Not exactly... This only changes the floor layout (the flat area along the bottom of all courses except Radiant Emerald).
Wow, impressive. So, you could technically just do all that but byteswapped for the Saturn ISO (the tile editing for the floor, that is)?
Heh, tried to edit the levels with hex a while ago without knowing which tile what was. Thanks, that'll be helpful!
I don't know if the byteswapping would apply to these files. It generally only makes a difference when dealing with values larger than one byte. The map files store tiles as one byte, and the ply files store colors in RGB format, but I would have to look at the files to know for sure. If you have a cd/iso, try opening a map file (if there are any) with this. Also, I was able to use Cheat Engine with this (not very well), and I found: 8FB8EC - Course 8FD50C - Rings 8FD5E6 - Character 8FD6D4 - Character Model+Animations
Kinda annoying to browse through all tiles with just seing one at a time. Make it more like SonED, so you can see a few of the next and the past tiles please. Besides that, of course, awesome job!
New program! RAW2BMP is exactly what it sounds like, it converts raw files to bitmap files (only bmp files by design). However, it also converts bitmaps (png/gif/jpg should also work) to raw files. Something important to note is that you can convert any size bitmap to a raw file (it will warn you if it doesn't match a known size), but you can only convert raw files to bitmaps if they match the sizes listed here or are a ply file. There are at least 20 different ways I could convert any given raw file to a bitmap, but only one way to convert a bitmap to raw. You can download it here. This will save you from having to remember all the sizes and mess with the raw import dialog. There's really no way to prove it works with a picture, but I converted ruin\parallax\_r.raw to a bmp and back to a raw and it was identical to the original.
IDA is [The] Interactive DisAssembler, and for some reason, unless you run Sonic R with this as the debugger, it won't accept input.

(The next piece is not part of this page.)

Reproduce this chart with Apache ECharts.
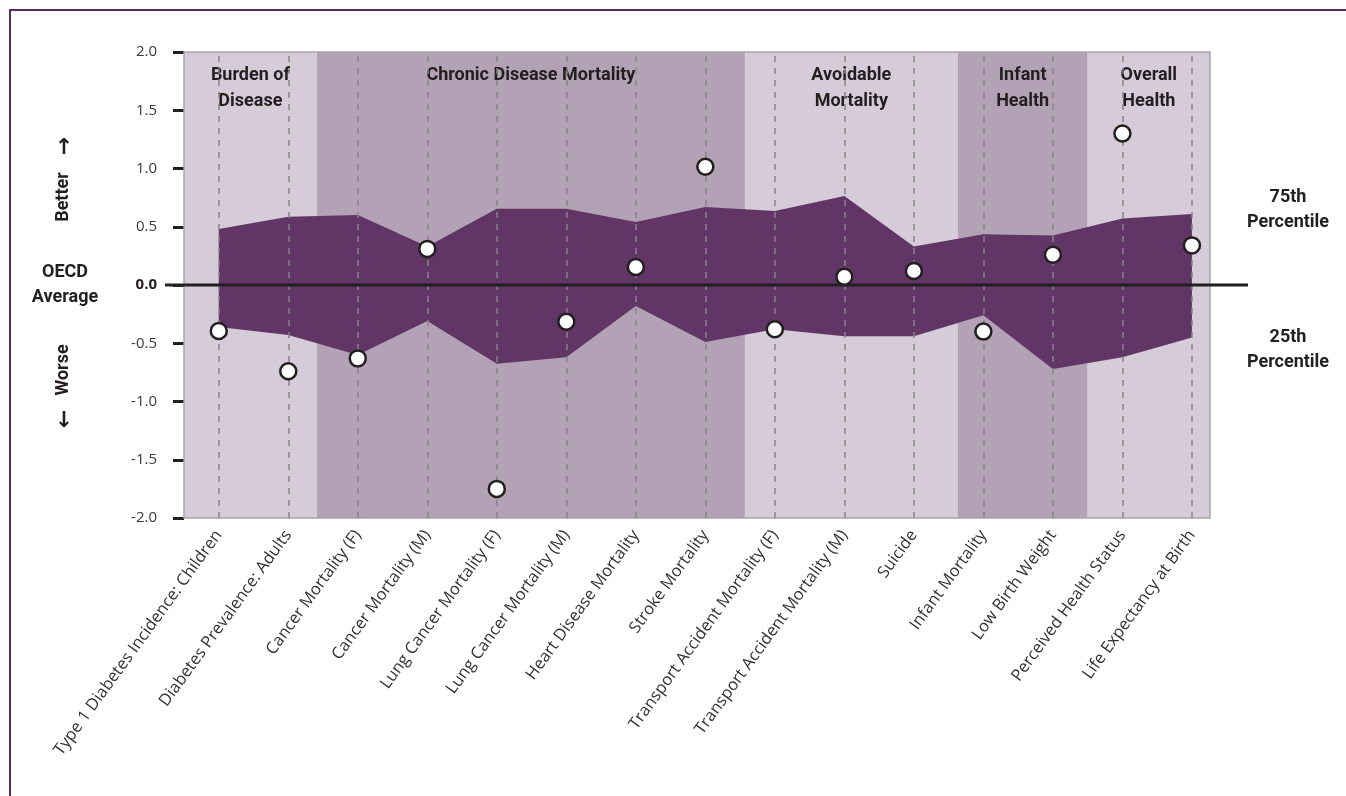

According to the video that I saw it's some sort of processor clock speed check; if your computer is too fast then it'll basically produce a divide-by-zero error because, if I have this correct, it keeps calling the time and checks the time difference between instruction calls for finding the processor speed -- divide the number of instructions by the time they took to be processed. Obviously if the time interval is too small that's how the divide-by-zero error comes up. http://www.youtube.com/watch?v=baJhaDuJlZA Using a breakpoint artificially changes the result for the time-check function so the game can run. Could easily be fixed by, say, adding one to the time before doing the division. :P
You said "for some reason" and to my knowledge that is the reason -- the two errors seem to be tied to each other, considering that all that's been done is a breakpoint has been added in the machine code. EDIT: I just tried running it with Fusion in turbo mode in the background. I got some sort of Direct3D Init error, something about the application not being able to use exclusive mode. EDIT2: That might have been because S&K Collection was still running in the background? EDIT3: The message is "Unable to create primary surface: Operation requires the application to have exclusive mode but the application does not have exclusive mode." This means I probably can't overdrive fusion as a processor instruction limiter. Bummer.